L’evento climatico distruttivo che si è abbattuto nelle ultime ore sugli Stati Uniti, a pochi giorni dal tifone che ha devastato le Filippine, riaccende una tematica che è anche al centro della 19esima Conferenza delle Parti della United Nations Framework Convention on Climate Change (Unfccc) in corso a Varsavia.
CAMBIAMENTI CLIMATICI
La forza e la frequenza degli ultimi disastri ambientali vengono spesso attribuiti dagli esperti del clima ai cambiamenti climatici.

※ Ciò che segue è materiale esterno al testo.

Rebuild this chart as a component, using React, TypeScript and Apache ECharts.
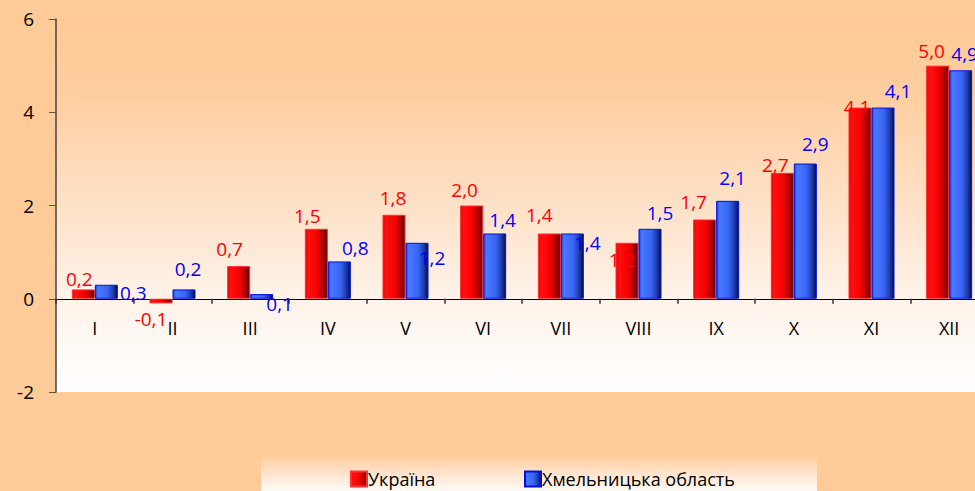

“I 76 tornado che stanno spazzando il Midwest Usa sono il segno di un clima impazzito e speriamo che, almeno questa distruzione che colpisce il più potente Paese del mondo, serva a far capire ai Paesi ricchi – che stanno ancora tenendo in ostaggio la Conferenza della parti dell’Unfcc in corso a Varsavia – che il cambiamento climatico, e il global warming, non sono solo cose da poveri”, è il resoconto di Green report.it che in un articolo di questa mattina mette in risalto le discrepanze tra l’ingente copertura mediatica di alcune catastrofi e il silenzio nei confronti di altre.
LE CAUSE
Fenomeno atmosferico improvviso e violento, il tornado è capace di generare i venti più forti che si possono riscontrare in natura, ancora più intensi di quelli prodotti dagli Uragani. A scatenarli, secondo Massimiliano Pasqui, ricercatore dell’Istituto di Biometeorologia del Cnr “servono celle temporalesche particolarmente intense sia dal punto di vista delle precipitazioni che dell’energia presente al loro interno. Temporali di intensità normale non generano vortici in grado di toccare terra – ha aggiunto il ricercatore sentito dall’Ansa -. La loro pericolosità è data pure dal fatto che sono in grado di sradicare oggetti molto pesanti”.
COPERTURE MEDIATICHE
Il nostro Pianeta recentemente è stato colpito da un evento atmosferico molto più grave di quello che sta colpendo gli Usa e di quello che ha coinvolto le Filippine. Una tragedia che non ha trovato spazio sui media ma che mette ancora più in risalto i rischi corsi dalle popolazioni più povere.
Un ciclone ha colpito il Puntland, lo stato semi-indipendente della Somalia, provocando la morte di 300 persone. Secondo l’Onu le persone che hanno bisogno di aiuto sarebbero 30.000 mentre i dispersi sono ancora centinaia.
Ci troviamo di fronte a una catastrofe annunciata: il Climate Change Index Vulnerabiltity (Cciv) del 2009/2010, un report annuale diffuso da Maplecroft, un’agenzia britannica che valuta i rischi connessi ai cambiamenti climatici e l’impatto che questi possono avere sulla crescita economica mondiale, metteva la Somalia prima in classifica tra i Paesi a “rischio estremo” di cambiamento climatico. Quell’anno dei 28 Paesi classificati dal Climate Change Index Vulnerabiltity come a “rischio estremo” ben 22 si trovavano in Africa. Motivo per cui a Varsavia il gruppo dei Paesi africani sta duramente contestando lo stallo dei negoziati Unfcccl.
LE CITTA’ PIU’ A RISCHIO
Secondo l’ultimo Climate Change Vulnerability Index reso pubblico all’inizio di novembre le città più a rischio per affrontare il cambiamento climatico sono Dhaka (Bangladesh), Manila (Philippines) Bangkok (Thailand), Yangon, (Myanmar), Jakarta (Indonesia), Ho Chi Minh City (Viet Nam) and Kolkata, (India).
Tra le Nazioni più a rischio per le conseguenze dei cambiamenti climatici vi sono invece l’Etiopia (desertificazione), Filippine, Nigeria e Cambogia (alluvioni), Repubblica Democratica del Congo (emissioni tossiche), Haiti e Guinea Bissau (rischi ambientali, difficili situazioni sanitarie e povertà) e Sud Sudan (inquinamento e stabilità ambientale).